Tim The Learner Tim The Learner - 4 months ago 16
Android Question

Trying to scrape some links with jsoup and need help selecting specific elements

So I'm fairly new to Java and android and am working on a personal project. I have 0 knowledge regarding HTML however and that is why I am struggling with jsoup. What I would like to do is to grab a link, in this case a webm file, and store it in a string. The page I'm scraping is http://www.hearthpwn.com/cards/503-ragnaros-the-firelord and the link I want is on line 1010 when viewing page source. I'd like for this method to work on different pages so I don't want to scrape by line.
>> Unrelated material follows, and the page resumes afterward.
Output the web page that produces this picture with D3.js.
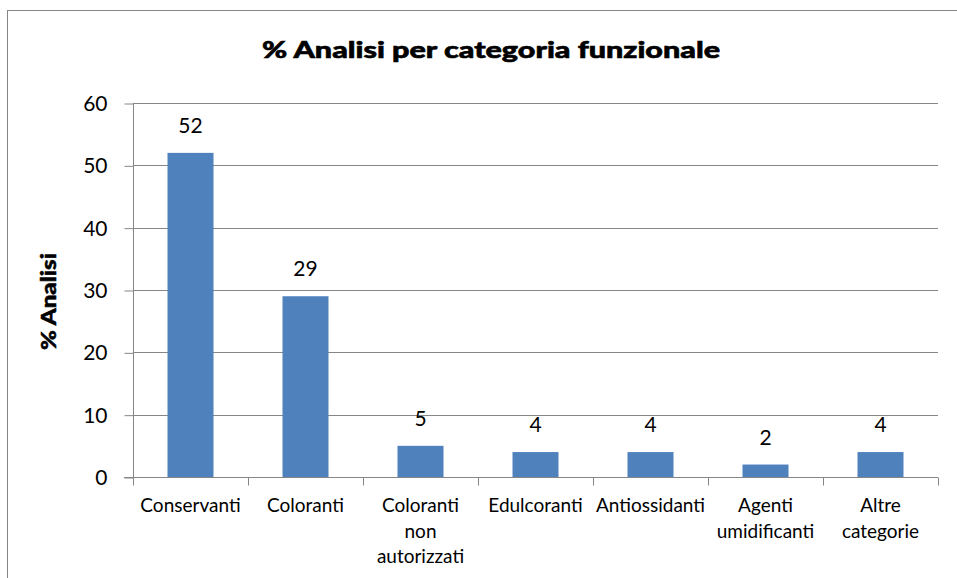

If someone could show me how to scrape only the link associated with "data-animationurl=" for consistency that'd be great, thanks.

Answer

You'll want to wrap this in an AsyncTask so your app doesn't hang, but this should give you a good start:

You can get more information about jsoup here.

try {
    //Connect to the url, and set the user agent so we don't get blocked out
    Connection connect = Jsoup.connect("http://www.hearthpwn.com/cards/503-ragnaros-the-firelord");
    connect.userAgent("Mozilla/5.0");

    //Get the html and select the first <video class="hscard-video" ...
    Document doc = connect.get();
    Element video = doc.select("video.hscard-video").first();

    //Grab all the data from it as a map (ex. data-href, data-usegold...)
    Map<String, String> dataSet = video.dataset();

    //If data-animationurl exists, print it (here you can store it as a String instead 
    if(dataSet.containsKey("animationurl")){
        System.out.println(dataSet.get("animationurl"));
    }
} catch (IOException e) {
    e.printStackTrace();
}